Zoom shots can be a lot of fun and create a brilliant effect when you execute them properly. To get them just right they’ll need to be extremely smooth and not too fast – this way they’ll be extra creepy!
Alfred Hitchcock managed to create his famous vertigo effect by zooming out while tracking in.
Don’t be scared to get creative and experiment with different zoom shots!
Dutch Angles or Dutch Tilt is where you’re going to tilt your camera on its side to create tilted verticals. It creates a kind of slopped angle and a sense of unease and disorientation for the viewer.
When you’re making a film use Dutch angles in moderation and only when it suits the scene.
Often aerial shots in big studios are done using a crane or a jib and then can create a seriously impressive effect.
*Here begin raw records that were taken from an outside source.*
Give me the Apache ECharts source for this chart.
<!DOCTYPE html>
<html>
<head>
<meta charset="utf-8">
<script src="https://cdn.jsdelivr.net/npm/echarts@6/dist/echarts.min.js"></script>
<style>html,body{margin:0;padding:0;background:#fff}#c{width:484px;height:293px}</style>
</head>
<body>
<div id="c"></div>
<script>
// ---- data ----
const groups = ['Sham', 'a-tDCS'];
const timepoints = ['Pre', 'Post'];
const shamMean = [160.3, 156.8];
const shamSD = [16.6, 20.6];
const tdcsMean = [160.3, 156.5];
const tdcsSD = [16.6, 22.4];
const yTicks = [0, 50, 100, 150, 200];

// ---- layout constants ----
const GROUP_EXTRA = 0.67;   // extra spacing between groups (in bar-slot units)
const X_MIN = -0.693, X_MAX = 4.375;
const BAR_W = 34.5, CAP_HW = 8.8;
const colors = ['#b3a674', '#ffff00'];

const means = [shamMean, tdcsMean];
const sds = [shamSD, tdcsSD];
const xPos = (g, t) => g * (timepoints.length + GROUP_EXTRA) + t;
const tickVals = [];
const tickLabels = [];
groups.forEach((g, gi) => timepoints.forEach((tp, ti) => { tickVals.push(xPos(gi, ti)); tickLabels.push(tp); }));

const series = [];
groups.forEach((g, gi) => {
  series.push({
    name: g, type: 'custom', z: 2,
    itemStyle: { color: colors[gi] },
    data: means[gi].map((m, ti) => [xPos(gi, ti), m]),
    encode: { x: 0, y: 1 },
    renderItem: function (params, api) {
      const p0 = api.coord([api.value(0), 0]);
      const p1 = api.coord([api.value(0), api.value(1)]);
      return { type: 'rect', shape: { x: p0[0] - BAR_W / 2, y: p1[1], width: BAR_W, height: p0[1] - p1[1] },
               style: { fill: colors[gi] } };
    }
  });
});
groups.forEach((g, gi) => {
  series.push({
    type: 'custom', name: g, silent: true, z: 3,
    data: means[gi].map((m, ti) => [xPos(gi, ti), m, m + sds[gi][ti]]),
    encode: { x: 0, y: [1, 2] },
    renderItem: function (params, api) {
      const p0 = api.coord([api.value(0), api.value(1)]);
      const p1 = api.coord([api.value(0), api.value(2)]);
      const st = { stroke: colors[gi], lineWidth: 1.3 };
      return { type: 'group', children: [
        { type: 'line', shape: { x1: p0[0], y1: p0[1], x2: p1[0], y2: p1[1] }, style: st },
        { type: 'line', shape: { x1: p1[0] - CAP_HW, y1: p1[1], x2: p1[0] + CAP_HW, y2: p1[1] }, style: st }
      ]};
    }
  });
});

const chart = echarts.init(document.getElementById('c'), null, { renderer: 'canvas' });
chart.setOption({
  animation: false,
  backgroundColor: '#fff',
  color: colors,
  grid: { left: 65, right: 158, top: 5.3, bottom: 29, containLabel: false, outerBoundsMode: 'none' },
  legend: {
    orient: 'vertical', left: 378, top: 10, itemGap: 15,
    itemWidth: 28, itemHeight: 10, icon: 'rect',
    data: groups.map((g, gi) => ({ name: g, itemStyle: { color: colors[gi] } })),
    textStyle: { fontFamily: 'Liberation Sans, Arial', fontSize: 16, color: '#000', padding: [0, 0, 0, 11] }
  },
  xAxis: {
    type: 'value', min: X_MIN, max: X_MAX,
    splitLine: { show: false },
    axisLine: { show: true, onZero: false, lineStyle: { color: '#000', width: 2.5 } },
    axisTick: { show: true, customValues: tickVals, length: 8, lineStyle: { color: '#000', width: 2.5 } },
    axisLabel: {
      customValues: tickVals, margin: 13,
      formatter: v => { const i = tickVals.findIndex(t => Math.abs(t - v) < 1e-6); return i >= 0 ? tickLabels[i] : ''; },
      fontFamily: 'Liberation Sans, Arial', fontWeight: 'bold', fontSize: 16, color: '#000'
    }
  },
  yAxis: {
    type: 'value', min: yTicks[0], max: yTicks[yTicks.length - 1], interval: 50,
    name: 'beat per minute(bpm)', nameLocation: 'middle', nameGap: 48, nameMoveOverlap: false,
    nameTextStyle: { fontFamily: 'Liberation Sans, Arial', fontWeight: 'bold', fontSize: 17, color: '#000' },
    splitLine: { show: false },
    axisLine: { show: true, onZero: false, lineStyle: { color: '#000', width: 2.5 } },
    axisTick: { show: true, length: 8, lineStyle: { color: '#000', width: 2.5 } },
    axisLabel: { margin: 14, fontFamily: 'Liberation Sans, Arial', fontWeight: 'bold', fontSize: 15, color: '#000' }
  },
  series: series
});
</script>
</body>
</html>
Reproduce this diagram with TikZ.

Not too long ago amateur film makers were clambering up ladders (or nearby trees!) to try and recreate these expensive Hollywood shots. Thankfully things have moved on and it’s possible to produce stunning aerial shots just like the big studios with a drone camera.
The best aerial shots are nice and smooth so you’ll need an expert drone pilot on the controls!
Practice Makes Perfect!
As the old saying goes…….The best advice we can give you is to jump in with two feet and get comfortable with all the different techniques. Try and make some mental notes when you’re watching films and have a go at recreating what you see on the big screen.